The Legacy of the Supremes
The Supremes had changed the concept of Black music and girl groups and left a legacy behind them. Several fictional works were based on the career of the Supremes. In 1976, the film Sparkled featured the story of a singing trio (which was a lot like the Supremes) called Sister & the Sisters. A remake of the same film was also in the making during the 2000s. However, the project was postponed for some reason and released in 2012 with new actors.
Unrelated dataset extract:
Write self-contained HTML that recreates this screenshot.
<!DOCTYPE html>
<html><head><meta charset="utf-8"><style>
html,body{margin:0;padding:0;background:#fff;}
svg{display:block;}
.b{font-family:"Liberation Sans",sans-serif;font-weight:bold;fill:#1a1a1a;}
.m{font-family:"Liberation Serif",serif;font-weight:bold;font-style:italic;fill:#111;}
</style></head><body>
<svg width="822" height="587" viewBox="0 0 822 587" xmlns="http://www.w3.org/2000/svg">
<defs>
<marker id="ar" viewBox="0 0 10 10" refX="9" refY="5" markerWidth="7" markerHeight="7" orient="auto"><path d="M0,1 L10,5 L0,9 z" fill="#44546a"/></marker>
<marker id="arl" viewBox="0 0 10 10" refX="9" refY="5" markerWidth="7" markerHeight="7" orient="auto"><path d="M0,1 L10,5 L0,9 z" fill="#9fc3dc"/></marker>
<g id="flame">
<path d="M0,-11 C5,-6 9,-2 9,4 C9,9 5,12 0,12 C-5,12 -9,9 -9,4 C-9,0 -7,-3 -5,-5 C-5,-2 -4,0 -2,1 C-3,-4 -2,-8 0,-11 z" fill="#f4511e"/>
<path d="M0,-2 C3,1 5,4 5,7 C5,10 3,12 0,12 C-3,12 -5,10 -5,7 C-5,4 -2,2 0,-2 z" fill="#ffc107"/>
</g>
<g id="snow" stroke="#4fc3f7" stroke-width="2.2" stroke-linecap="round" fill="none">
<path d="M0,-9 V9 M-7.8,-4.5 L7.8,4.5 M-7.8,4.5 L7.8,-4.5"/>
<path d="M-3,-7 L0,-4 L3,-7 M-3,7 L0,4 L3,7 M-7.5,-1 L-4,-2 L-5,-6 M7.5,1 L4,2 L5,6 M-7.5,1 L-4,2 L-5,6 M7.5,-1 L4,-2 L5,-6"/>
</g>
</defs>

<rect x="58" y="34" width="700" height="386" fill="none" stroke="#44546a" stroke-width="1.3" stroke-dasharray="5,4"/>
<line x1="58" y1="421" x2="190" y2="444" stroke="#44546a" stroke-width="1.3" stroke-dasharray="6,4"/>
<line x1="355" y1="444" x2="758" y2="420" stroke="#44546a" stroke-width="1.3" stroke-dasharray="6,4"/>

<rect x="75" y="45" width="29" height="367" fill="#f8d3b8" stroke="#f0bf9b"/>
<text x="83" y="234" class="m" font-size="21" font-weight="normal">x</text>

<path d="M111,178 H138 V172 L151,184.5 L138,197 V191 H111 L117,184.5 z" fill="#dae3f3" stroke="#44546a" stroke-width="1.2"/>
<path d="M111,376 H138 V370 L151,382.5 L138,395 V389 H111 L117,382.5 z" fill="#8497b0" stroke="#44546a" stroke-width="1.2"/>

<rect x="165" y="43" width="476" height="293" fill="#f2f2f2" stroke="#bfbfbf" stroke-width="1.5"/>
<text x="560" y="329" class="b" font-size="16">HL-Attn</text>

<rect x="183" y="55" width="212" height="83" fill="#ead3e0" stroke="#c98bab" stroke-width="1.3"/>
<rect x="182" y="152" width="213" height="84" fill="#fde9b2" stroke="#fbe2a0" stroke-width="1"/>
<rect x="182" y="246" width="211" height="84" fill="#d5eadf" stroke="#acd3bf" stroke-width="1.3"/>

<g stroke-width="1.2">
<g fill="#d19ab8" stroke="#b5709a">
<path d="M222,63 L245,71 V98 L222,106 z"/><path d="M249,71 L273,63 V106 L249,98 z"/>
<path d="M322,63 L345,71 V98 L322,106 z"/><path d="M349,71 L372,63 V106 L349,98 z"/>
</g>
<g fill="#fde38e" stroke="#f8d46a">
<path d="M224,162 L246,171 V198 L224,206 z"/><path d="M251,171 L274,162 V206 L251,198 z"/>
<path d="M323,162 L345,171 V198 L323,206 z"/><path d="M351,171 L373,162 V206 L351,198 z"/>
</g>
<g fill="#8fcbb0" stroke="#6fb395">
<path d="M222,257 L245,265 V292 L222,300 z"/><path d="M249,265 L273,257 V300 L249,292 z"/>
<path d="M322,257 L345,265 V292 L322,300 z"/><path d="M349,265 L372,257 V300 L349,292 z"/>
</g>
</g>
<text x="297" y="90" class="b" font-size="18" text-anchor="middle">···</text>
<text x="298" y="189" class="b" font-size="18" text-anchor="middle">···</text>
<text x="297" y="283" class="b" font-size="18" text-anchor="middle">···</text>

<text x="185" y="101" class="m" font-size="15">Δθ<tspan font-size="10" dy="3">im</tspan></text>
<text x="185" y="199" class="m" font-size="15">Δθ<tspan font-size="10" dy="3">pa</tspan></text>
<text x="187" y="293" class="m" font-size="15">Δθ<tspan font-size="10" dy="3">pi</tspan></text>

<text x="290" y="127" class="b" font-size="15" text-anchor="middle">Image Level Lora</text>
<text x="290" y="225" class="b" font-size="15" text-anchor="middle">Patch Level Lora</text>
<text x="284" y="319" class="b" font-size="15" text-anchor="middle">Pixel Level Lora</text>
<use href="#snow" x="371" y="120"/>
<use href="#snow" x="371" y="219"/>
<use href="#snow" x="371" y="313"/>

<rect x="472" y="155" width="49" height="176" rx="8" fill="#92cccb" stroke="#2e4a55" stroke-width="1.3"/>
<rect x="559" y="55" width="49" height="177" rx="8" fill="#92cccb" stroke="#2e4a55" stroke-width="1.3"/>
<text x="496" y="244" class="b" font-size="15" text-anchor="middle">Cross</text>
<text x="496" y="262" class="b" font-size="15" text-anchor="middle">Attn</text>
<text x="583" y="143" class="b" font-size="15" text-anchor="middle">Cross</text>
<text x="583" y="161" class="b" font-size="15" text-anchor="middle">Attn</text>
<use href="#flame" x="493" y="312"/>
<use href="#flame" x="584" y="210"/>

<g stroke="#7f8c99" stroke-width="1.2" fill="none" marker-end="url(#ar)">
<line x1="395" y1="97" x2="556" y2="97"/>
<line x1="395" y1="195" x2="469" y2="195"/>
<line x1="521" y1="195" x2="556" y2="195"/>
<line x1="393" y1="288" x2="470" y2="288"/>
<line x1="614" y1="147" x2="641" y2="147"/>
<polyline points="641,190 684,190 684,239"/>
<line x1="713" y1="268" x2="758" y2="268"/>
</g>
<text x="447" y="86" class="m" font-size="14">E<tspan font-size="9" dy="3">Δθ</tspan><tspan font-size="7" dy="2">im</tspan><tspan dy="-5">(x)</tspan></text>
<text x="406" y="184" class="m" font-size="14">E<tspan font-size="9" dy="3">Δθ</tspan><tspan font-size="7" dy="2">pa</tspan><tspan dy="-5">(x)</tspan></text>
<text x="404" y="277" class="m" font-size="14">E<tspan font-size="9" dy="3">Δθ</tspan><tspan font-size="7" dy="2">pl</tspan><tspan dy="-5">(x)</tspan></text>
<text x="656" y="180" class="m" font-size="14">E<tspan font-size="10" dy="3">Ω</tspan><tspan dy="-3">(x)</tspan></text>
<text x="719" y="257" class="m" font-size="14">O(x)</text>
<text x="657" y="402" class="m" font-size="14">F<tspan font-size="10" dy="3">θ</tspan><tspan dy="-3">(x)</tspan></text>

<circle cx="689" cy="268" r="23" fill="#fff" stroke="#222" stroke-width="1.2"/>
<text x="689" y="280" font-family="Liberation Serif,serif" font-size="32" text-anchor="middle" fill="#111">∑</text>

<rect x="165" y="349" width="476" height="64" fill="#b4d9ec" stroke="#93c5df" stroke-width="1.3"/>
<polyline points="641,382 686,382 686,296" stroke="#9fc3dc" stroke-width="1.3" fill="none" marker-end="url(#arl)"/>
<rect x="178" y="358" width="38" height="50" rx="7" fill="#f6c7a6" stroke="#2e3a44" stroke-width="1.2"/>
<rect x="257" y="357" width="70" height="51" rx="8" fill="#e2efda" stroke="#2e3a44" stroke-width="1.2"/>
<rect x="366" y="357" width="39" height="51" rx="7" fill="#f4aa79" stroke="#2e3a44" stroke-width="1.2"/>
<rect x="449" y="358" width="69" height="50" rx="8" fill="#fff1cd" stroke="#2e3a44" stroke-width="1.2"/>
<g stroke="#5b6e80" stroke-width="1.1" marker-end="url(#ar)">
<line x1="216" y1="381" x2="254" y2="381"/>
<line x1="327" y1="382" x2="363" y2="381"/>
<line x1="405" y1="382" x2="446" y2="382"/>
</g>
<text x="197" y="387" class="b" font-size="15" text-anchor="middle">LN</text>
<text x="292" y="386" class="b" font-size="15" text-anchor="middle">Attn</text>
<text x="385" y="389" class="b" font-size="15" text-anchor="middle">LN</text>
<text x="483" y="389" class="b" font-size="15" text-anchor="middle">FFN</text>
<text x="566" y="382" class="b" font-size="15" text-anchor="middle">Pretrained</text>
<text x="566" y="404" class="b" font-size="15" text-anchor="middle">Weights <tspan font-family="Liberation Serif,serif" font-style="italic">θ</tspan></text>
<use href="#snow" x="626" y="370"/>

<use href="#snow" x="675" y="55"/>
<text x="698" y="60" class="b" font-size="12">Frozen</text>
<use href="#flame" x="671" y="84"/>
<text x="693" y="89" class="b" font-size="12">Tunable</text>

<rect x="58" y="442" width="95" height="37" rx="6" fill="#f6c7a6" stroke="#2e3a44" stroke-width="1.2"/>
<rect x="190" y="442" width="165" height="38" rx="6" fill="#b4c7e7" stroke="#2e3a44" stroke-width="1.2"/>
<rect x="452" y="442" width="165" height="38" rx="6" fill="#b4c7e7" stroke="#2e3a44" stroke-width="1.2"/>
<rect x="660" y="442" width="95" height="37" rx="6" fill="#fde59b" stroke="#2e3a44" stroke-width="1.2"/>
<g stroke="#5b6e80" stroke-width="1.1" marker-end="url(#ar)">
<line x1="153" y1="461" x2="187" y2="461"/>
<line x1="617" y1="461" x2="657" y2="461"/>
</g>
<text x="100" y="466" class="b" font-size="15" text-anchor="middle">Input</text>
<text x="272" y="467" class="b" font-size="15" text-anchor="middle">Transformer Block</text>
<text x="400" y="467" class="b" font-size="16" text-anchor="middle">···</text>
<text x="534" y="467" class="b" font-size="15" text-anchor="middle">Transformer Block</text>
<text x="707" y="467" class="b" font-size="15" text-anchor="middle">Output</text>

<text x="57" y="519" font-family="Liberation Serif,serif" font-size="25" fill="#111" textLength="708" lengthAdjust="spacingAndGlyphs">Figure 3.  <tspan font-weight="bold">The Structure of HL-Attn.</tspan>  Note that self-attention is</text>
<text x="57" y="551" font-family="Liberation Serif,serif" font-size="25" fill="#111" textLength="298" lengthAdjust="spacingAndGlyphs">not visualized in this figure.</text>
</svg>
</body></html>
The Tony Award-winning musical Dreamgirls was also loosely based on the history and career of the Supremes. Several characters of this musical were analogs of Supremes or Motown counterparts. Mary Wilson loved this musical, but Diana Ross refused to watch it as she didn’t like it.
Awards and Achievements
The Supremes got two nominations for Grammy Awards in 1965 and 1966, but they never won one. However, the three singles You Keep Me Hangin’ On, Stop! In the Name of Love, and Where Did Our Love Go were added to the Grammy Hall of Fame. Their song Rolling Stone got them the 97th rank in the list of 100 Greatest Artists of All Time.
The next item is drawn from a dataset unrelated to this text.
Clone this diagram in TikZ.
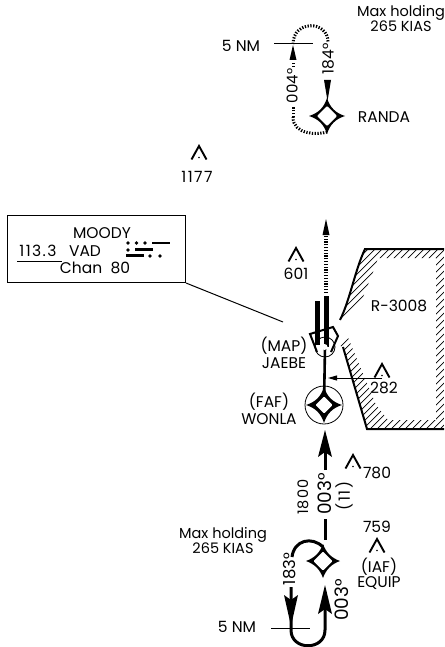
\documentclass[tikz,border=0pt]{standalone}
\usepackage{fontspec}
\setmainfont{Poppins}
\usetikzlibrary{arrows.meta}
\newcommand{\wide}{\addfontfeature{LetterSpace=9}}
\tikzset{
  lbl/.style={inner sep=0pt,font=\fontsize{15.5}{15}\selectfont,align=center},
  num/.style={inner sep=0pt,font=\fontsize{15.5}{15}\selectfont\wide,align=center},
  mhl/.style={inner sep=0pt,font=\fontsize{14.5}{15}\selectfont,align=center},
  rot/.style={inner sep=0pt,font=\fontsize{#1}{#1}\selectfont,rotate=90},
  rotnum/.style={inner sep=0pt,font=\fontsize{#1}{#1}\selectfont\wide,rotate=90},
  course/.style={line width=3pt},
  dotcourse/.style={line width=3pt,dash pattern=on 1.3pt off 1.5pt},
}
\newcommand{\fixstar}[3]{%
  \begin{scope}[shift={(#1)}]
  \fill[black] (0,-#2) .. controls (3,-8.5) and (8.5,-3) .. (#2,0)
     .. controls (8.5,3) and (3,8.5) .. (0,#2)
     .. controls (-3,8.5) and (-8.5,3) .. (-#2,0)
     .. controls (-8.5,-3) and (-3,-8.5) .. (0,-#2) -- cycle;
  \fill[white,rounded corners=1pt] (0,-#3) -- (#3,0) -- (0,#3) -- (-#3,0) -- cycle;
  \end{scope}
}
\newcommand{\spot}[1]{%
  \draw[line width=1.9pt,line join=miter] ([shift={(-7.5,13.5)}]#1) -- (#1) -- ([shift={(7.5,13.5)}]#1);
  \fill ([shift={(0,11.5)}]#1) circle (.8pt);
}
\begin{document}
\begin{tikzpicture}[x=1pt,y=-1pt]
\useasboundingbox (0,0) rectangle (444,647);
% named points
\coordinate (randa) at (327,116);
\coordinate (jaebe) at (325,347);
\coordinate (wonla) at (324,405);
\coordinate (equip) at (323,561);
\coordinate (leaderend) at (283,322);
% restricted area hatching
\begin{scope}
\clip (365,249) -- (444,249) -- (444,429) -- (367,429) -- (343,347) -- (338,345) -- (347,335)
   -- (376,405) -- (388,420) -- (436,420) -- (436,258) -- (378,258) -- (373,272) -- (363,297)
   -- (345,317) -- (340,320) .. controls (350,300) and (355,270) .. (365,249) -- cycle;
\foreach \k in {0,...,40}
  \draw[line width=.7pt] (270+7*\k-200,540) -- (270+7*\k+200,140);
\end{scope}
\draw[line width=2pt] (444,249) -- (365,249) .. controls (355,270) and (350,300) .. (340,320);
\draw[line width=2pt] (343,347) -- (367,429) -- (444,429);
\node[lbl] (r3008) at (399,306) {R-3008};
% top hold
\node[mhl] (mh1) at (401,18.5) {Max holding\\265 KIAS};
\node[lbl] (nm1) at (241,46) {5 NM};
\node[lbl] (randaL) at (384,117) {RANDA};
\draw[dotcourse] (293,67) -- (293,63);
\draw[dotcourse] (293,117) -- (293,106);
\draw[dotcourse] (327,132) .. controls (318,135) and (293,135) .. (293,117);
\draw[dotcourse] (293,44) .. controls (293,20) and (328,20) .. (328,42);
\draw[line width=1pt] (274,44) -- (313,44);
\fill (293,45) -- (296.5,60) -- (289.5,60) -- cycle;
\fill (327.5,101) -- (324,80) -- (331,80) -- cycle;
\node[rot=15] (h004) at (292,86) {004°};
\node[rot=15.5] (h184) at (328,59) {184°};
\fixstar{randa}{18}{10}
% spots
\spot{199,146}
\node[num] (e1177) at (197,177) {1177};
\spot{296,248}
\node[lbl] (e601) at (296,274) {601};
\spot{382,364}
\node[lbl] (e282) at (384,388) {282};
\spot{353,455}
\node[lbl] (e780) at (377,473) {780};
\node[lbl] (e759) at (377,527) {759};
\spot{377,539}
\node[lbl] (iaf) at (379,574) {(IAF)\\EQUIP};
% box
\node[draw,line width=1pt,minimum width=178pt,minimum height=67pt,anchor=north west,inner sep=0pt] (box) at (7,215) {};
\draw[line width=1pt] (box.south east) -- (leaderend);
\node[lbl] (moody) at (102,233) {MOODY};
\node[num] (freq) at (38,251) {113.3};
\node[lbl] (vad) at (85,251) {VAD};
\node[lbl] (chan) at (95,268) {Chan\ \ 80};
\draw[line width=1pt] (17,261) -- (62,261);
\foreach \a/\b in {128/243,136.5/243,145/243,128/250,150/256,160/256}
  \fill (\a,\b) circle (1.9pt);
\draw[line width=2.4pt] (152,243) -- (170,243);
\draw[line width=2.4pt] (135,249.5) -- (153,249.5);
\draw[line width=2.4pt] (126,255.5) -- (144,255.5);
% final approach
\draw[line width=2.6pt] (jaebe) -- (wonla);
\draw[line width=.8pt] (jaebe) circle (10);
\draw[line width=2pt,line join=miter] (317,352) -- (310,334) -- (333,327) -- (338,336) -- (331,352);
\draw[line width=5pt] (326,296) -- (326,347);
\draw[line width=5pt] (317,301) -- (317,345);
\draw[dotcourse,line width=3.5pt] (326,293) -- (326,232);
\fill (326,219) -- (329.5,235) -- (322.5,235) -- cycle;
\fill[white] (324.5,347) circle (3);
\draw[line width=1pt,-{Triangle[length=9pt,width=5pt]}] (382,378) -- (328,378);
\draw[line width=.8pt] (wonla) circle (19);
\fixstar{wonla}{18}{8.5}
\node[lbl] (map) at (284,352.5) {(MAP)\\[2pt]JAEBE};
\node[lbl] (faf) at (269,408.5) {(FAF)\\[2pt]WONLA};
% intermediate segment
\draw[course] (325,470) -- (325,445);
\fill (325,430) -- (332,457) -- (325,452) -- (318,457) -- cycle;
\node[rot=18.5] (crs) at (325,494) {003°};
\node[rotnum=14.5] (alt) at (303,497) {1800};
\node[rotnum=15.5] (dist) at (344,496) {(11)};
\draw[course] (325,519) -- (325,540);
\fixstar{equip}{17}{9.5}
% lower hold
\node[mhl] (mh2) at (223,541) {Max holding\\265 KIAS};
\node[lbl] (nm2) at (237,627) {5 NM};
\draw[line width=3pt] (323,547) .. controls (312,536) and (294,540) .. (292,557);
\draw[line width=3pt] (291,587) -- (291,630) .. controls (291,651) and (325,651) .. (325,630) -- (325,600);
\draw[line width=1pt] (271,628) -- (310,628);
\fill (291,626) -- (284,595) -- (291,600) -- (298,595) -- cycle;
\fill (325,585) -- (332,614) -- (325,609) -- (318,614) -- cycle;
\node[rot=16.5] (h183) at (290,569) {183°};
\node[rot=18.5] (h003) at (342,600) {003°};
\end{tikzpicture}
\end{document}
The Supremes were known for their impact on the new girl groups, such as The Chordettes, The Pointer Sisters, The Emotions, Three Degrees, En Vogue, Cleopatra, TLC, and Destiny’s Child.
While talking about the Supremes, Madonna said, “The Beatles were there, but I was more eager about The Supremes. I was really into girl groups.”
The Supremes worked as an example for the future girl groups. After the Supremes had disbanded, several girl groups came to the spotlight. Moreover, the former members of the Supremes also tried to start a new career as a group. Lynda Laurence, Jean Terrell, and Scherrie Payne started performing as The FLOS (Former Ladies of the Supremes) in 1986.
In 1992, Terrell left while Laurence’s sister took her place for a short time. She was later replaced by Freddi Poole, who left the group in 2009. Regardless of the changes throughout the years, the original Supremes will always stay supreme in the music industry.